Colombia: gang blocks church, pastor preaches outside
Asking permission to preach was necessary for Leonardo. Not asking could result in death from Colombian guerrillas or paramilitaries. Pastors are obstacles to guerrillas’ political ambitions, as young Christians are no longer attracted to their violent lifestyles. One Sunday gangs stopped him outside the church saying, ‘Today no church preaching!’ So with a speaker and microphone he preached outdoors to young boys. Very quickly his outdoor church grew to 70 adults and 53 children. Most had never heard the gospel, but they soon found faith in Christ and were baptised. Now Leonardo is training several others to preach. It is dangerous to share the gospel so openly, but he knows God is with him.
Haiti / Mexico: killing journalists
Fritz Dorilas is the eighth journalist killed this year in Haiti. There is surging gang violence, political instability and targeted attacks on the media. The capital’s increasingly powerful criminal gangs battle for control in a political vacuum after President Moise’s assassination. Haiti has security and humanitarian crises after weeks-long blockades on key petrol terminals caused electricity and water shortages that exacerbated already-high rates of hunger. His killing came shortly after Romelson Vilsaint died during a Port-au-Prince protest when police threw tear gas and opened fire on journalists demanding the release of a colleague. Mexico has been plagued by journalists’ killings since the government’s war on cartels began. It is one of the most dangerous countries in the world to be a journalist: 13 had been killed by the end of August. A web of violence, corruption and impunity has plagued Mexico and despite government efforts to protect journalists, the situation has worsened.

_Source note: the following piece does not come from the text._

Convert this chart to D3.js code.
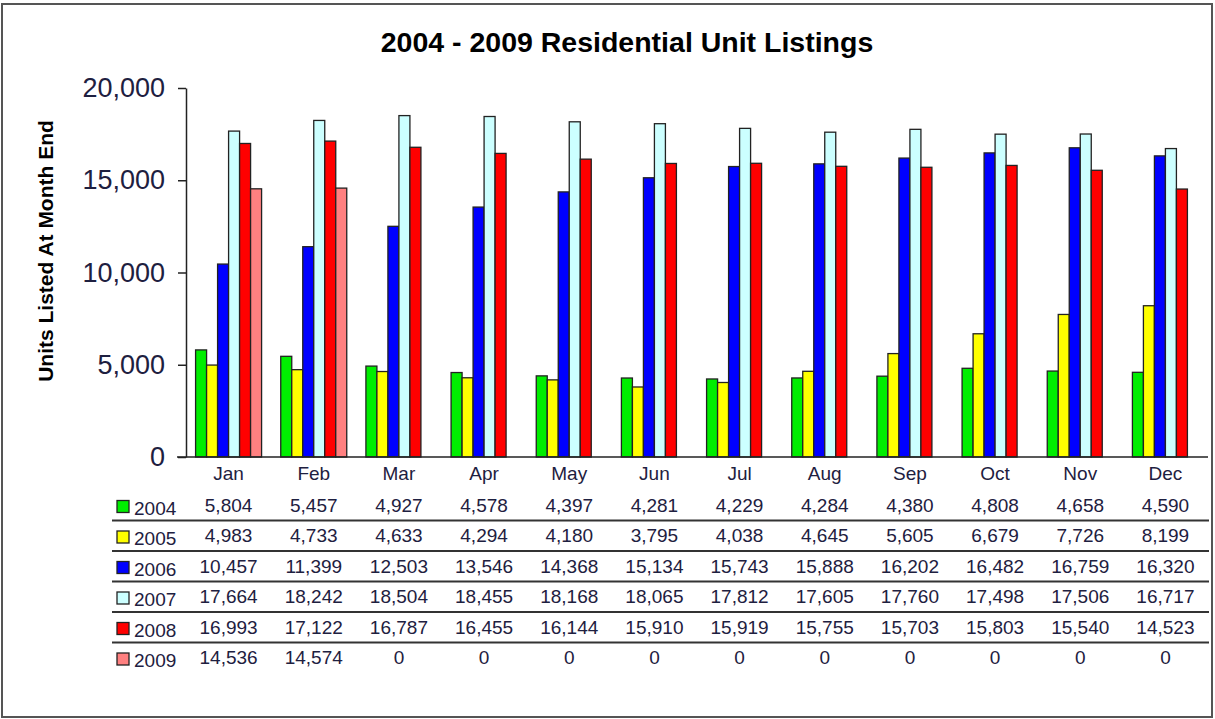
<!DOCTYPE html>
<html>
<head>
<meta charset="utf-8">
<script src="https://cdn.jsdelivr.net/npm/d3@7"></script>
<style>
  body { margin: 0; background: #fff; }
  svg { display: block; font-family: "Liberation Sans", Arial, sans-serif; }
</style>
</head>
<body>
<div id="viz"></div>
<script>
var months = ["Jan","Feb","Mar","Apr","May","Jun","Jul","Aug","Sep","Oct","Nov","Dec"];
var years = ["2004","2005","2006","2007","2008","2009"];
var colors = ["#00ee00","#ffff00","#0000ff","#ccffff","#ff0000","#ff8080"];
var yTicks = [0, 5000, 10000, 15000, 20000];

var v2004 = [5804,5457,4927,4578,4397,4281,4229,4284,4380,4808,4658,4590];
var v2005 = [4983,4733,4633,4294,4180,3795,4038,4645,5605,6679,7726,8199];
var v2006 = [10457,11399,12503,13546,14368,15134,15743,15888,16202,16482,16759,16320];
var v2007 = [17664,18242,18504,18455,18168,18065,17812,17605,17760,17498,17506,16717];
var v2008 = [16993,17122,16787,16455,16144,15910,15919,15755,15703,15803,15540,14523];
var v2009 = [14536,14574,0,0,0,0,0,0,0,0,0,0];
var series = [v2004, v2005, v2006, v2007, v2008, v2009];

var W = 1215, H = 719;
var svg = d3.select("#viz").append("svg").attr("width", W).attr("height", H);

// outer frame
svg.append("rect").attr("x", 2).attr("y", 4).attr("width", 1210).attr("height", 713)
  .attr("fill", "#fff").attr("stroke", "#555").attr("stroke-width", 2);

svg.append("text").attr("x", 627).attr("y", 52).attr("text-anchor", "middle")
  .attr("font-size", 28.5).attr("font-weight", "bold").attr("fill", "#000")
  .text("2004 - 2009 Residential Unit Listings");

var x0 = d3.scaleBand().domain(months).range([186, 1208]);
var bw = x0.bandwidth();
var gap = bw * 0.225;
var x1 = d3.scaleBand().domain(years).range([gap / 2, bw - gap / 2]);
var y = d3.scaleLinear().domain([0, 20000]).range([457, 88]);

// bars
var groups = svg.selectAll("g.month").data(months).enter().append("g")
  .attr("class", "month")
  .attr("transform", function(d) { return "translate(" + x0(d) + ",0)"; });

groups.selectAll("rect")
  .data(function(d, i) {
    return years.map(function(yr, j) { return {year: yr, value: series[j][i], c: colors[j]}; });
  })
  .enter().append("rect")
  .filter(function(d) { return d.value > 0; })
  .attr("x", function(d) { return x1(d.year); })
  .attr("y", function(d) { return y(d.value); })
  .attr("width", x1.bandwidth())
  .attr("height", function(d) { return y(0) - y(d.value); })
  .attr("fill", function(d) { return d.c; })
  .attr("stroke", "#222").attr("stroke-width", 1.3);

// y axis
var yAxis = svg.append("g").attr("transform", "translate(186,0)")
  .call(d3.axisLeft(y).tickValues(yTicks).tickFormat(d3.format(",")).tickSize(8).tickSizeOuter(0).tickPadding(13));
yAxis.select(".domain").attr("stroke", "#222").attr("stroke-width", 1.5);
yAxis.selectAll(".tick line").attr("stroke", "#222").attr("stroke-width", 1.5);
yAxis.selectAll(".tick text").attr("font-size", 27).attr("fill", "#1e2040")
  .attr("font-family", "Liberation Sans, Arial, sans-serif");

// x baseline
svg.append("line").attr("x1", 177).attr("x2", 1208).attr("y1", y(0)).attr("y2", y(0))
  .attr("stroke", "#222").attr("stroke-width", 1.5);

svg.append("text").attr("transform", "translate(53,251) rotate(-90)")
  .attr("text-anchor", "middle").attr("font-size", 21).attr("font-weight", "bold")
  .text("Units Listed At Month End");

// month labels
svg.selectAll("text.mlab").data(months).enter().append("text")
  .attr("class", "mlab")
  .attr("x", function(d) { return x0(d) + bw / 2; })
  .attr("y", 480).attr("text-anchor", "middle").attr("font-size", 19).attr("fill", "#1e2040")
  .text(function(d) { return d; });

// data table
var rowH = 30.5, row0 = 511.5;
var fmt = d3.format(",");
years.forEach(function(yr, j) {
  var by = row0 + j * rowH;
  svg.append("rect").attr("x", 117).attr("y", by - 11).attr("width", 12).attr("height", 12)
    .attr("fill", colors[j]).attr("stroke", "#222").attr("stroke-width", 1.3);
  svg.append("text").attr("x", 134).attr("y", by + 3).attr("font-size", 19).attr("fill", "#1e2040").text(yr);
  svg.selectAll(null).data(series[j]).enter().append("text")
    .attr("x", function(d, i) { return x0(months[i]) + bw / 2; })
    .attr("y", by).attr("text-anchor", "middle").attr("font-size", 19).attr("fill", "#1e2040")
    .text(function(d) { return fmt(d); });
  if (j < years.length - 1) {
    svg.append("line").attr("x1", 112).attr("x2", 1209)
      .attr("y1", by + 9).attr("y2", by + 9).attr("stroke", "#333").attr("stroke-width", 2);
  }
});
</script>
</body>
</html>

Colombia: welcoming refugees
‘Learn to do right; seek justice. Defend the oppressed. Take up the cause of the fatherless; plead the case of the widow.’ (Isaiah 1:17) In Colombia, churches are playing a key role in welcoming and supporting the millions of refugees who have fled political and economic turmoil in Venezuela. Churches are able to reach out to remote communities where local authorities and humanitarian organisations are not working and build trusting relationships with refugees. With support from Tearfund, churches are providing quality services and activities, including trauma healing groups for women who have experienced violence. ‘It is the first support that I found here in Colombia for migrants like us’, says Julie, a Venezuelan refugee who attends a trauma healing group. ‘When I arrived at the church, I found peace that I previously did not have. When I got to the church, I saw that it was like my family.’